Fall Out Boy new album review

Fall Out Boy - Infinity On High

© Danny Brown

Infinity On High - Fall Out Boy, Island Records

Following the success that last album "From Under The Cork Tree" enjoyed, Pete Wentz and cohorts have returned with an album at once familiar yet different.

When an artist the calibre of Jay-Z intros the lead song from your new album, dedicating it to both the people who didn’t believe and the fans who have made the band what they are today, then you know you’ve truly arrived. Yet it can also be a sign of a band accepting that they are still a relatively niche outfit, trying to appeal to a wider audience. Such is life for Fall Out Boy on their new, much-anticipated release Infinity On High, the follow-up to their breakthrough album From Under The Cork Tree. And if fans liked their penchance for overlong subtitles, that continues in abundance here.

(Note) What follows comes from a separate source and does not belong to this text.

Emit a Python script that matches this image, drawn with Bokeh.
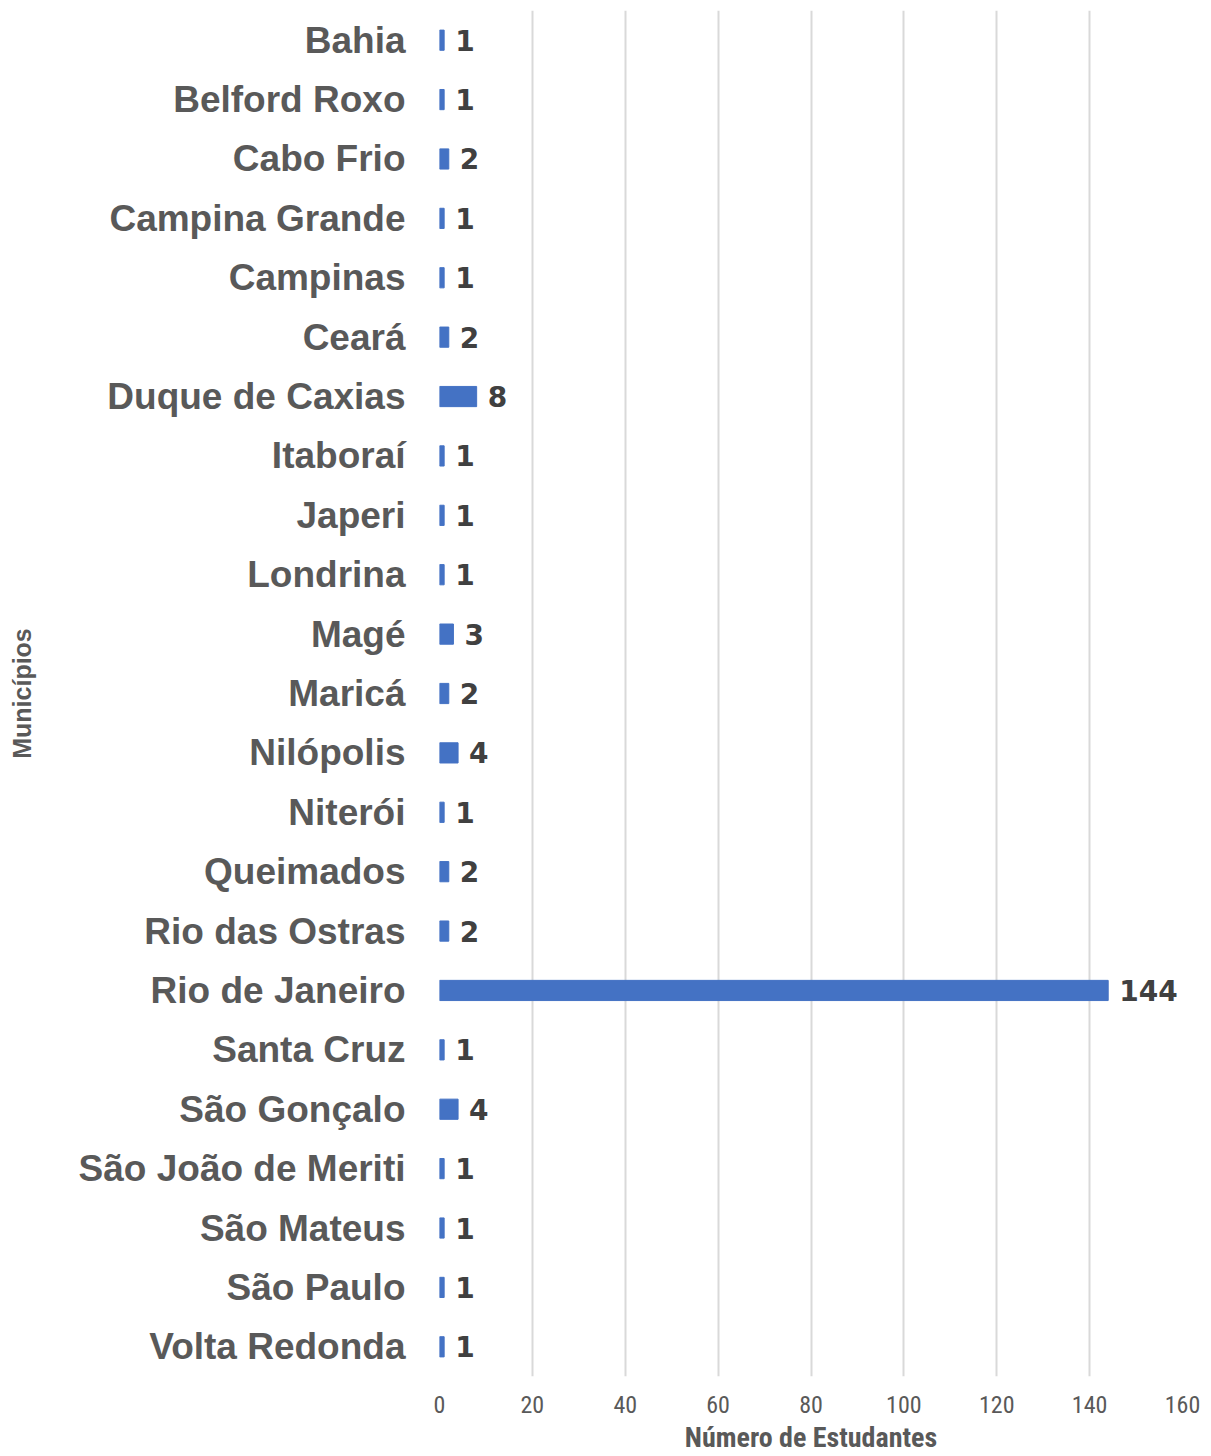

The opening track, Thriller, is the natural continuation of the likes of Sugar, We’re Going Down and Dance Dance from their last album. With the afore-mentioned Jay-Z speaking over a gentle intro, the trademark Fall Out Boy drum and driving bass explosion leads into an atypical Pete Wentz composition. At once both immediate and hook-laden, this is just what everyone has come to expect from Wentz et al.

However, second track, The Take Over, The Break’s Over, is an interesting mish-mash of styles. Opening like a new song from British funk popster Jamiroquai, it takes a slapping bass line and attaches it to a tune that wouldn’t be out of place on a Hall and Oates record. An interesting aside to Dance Dance, and a surprisingly welcome inclusion.

Current single This Ain’t A Scene, It’s An Arms Race follows, and this is a slice of pure dance-floor indie, with possibly just a hint of Maroon 5 poking through, before the chorus hits with an all-out guitar assault. Although sounding like the Fall Out Boy their fans have come to love and their detractors have come to hate, this song shows a new maturity in the songwriting of Wentz. Whether this is because it shows the band willing to experiment with decade-old samples to provide the backing track or not, it does bode well for further experimentation on future releases, and protection from staleness creeping into their music.

Another example of this is on the Babyface-produced I'm Like a Lawyer the Way I Keep Trying to Get You Off (Me and You). This is surely a strong contender for the next single release – it has the hooks that Fall Out Boy are so accomplished at, yet at the same time it has a maturity that only the likes of the multi-talented Babyface can bring to a project.

If there is a weakness on the album, it’s on tracks like Hum Hallelujah. Opening with a riff not too dissimilar to the massive single Sugar, We’re Going Down, it feels like a song that should have been on the last album, and not the natural progression that subsequent releases should be aiming for. Although fans should still be comfortable with it, such is the immediately recognisable sound on display.

Maybe this is the problem facing Fall Out Boy. On the one hand, they have their dedicated fans for which they can do no wrong. On the other, they have the severely critical opponents who put them down as a one-man show, an old dog who refuses to learn new tricks. Although it could be argued that the difference of styles on this new release are an attempt to appeal to a wider audience, perhaps it will take Wentz to allow more songwriting duties to be shared on the next album before they can truly be classed as accepted.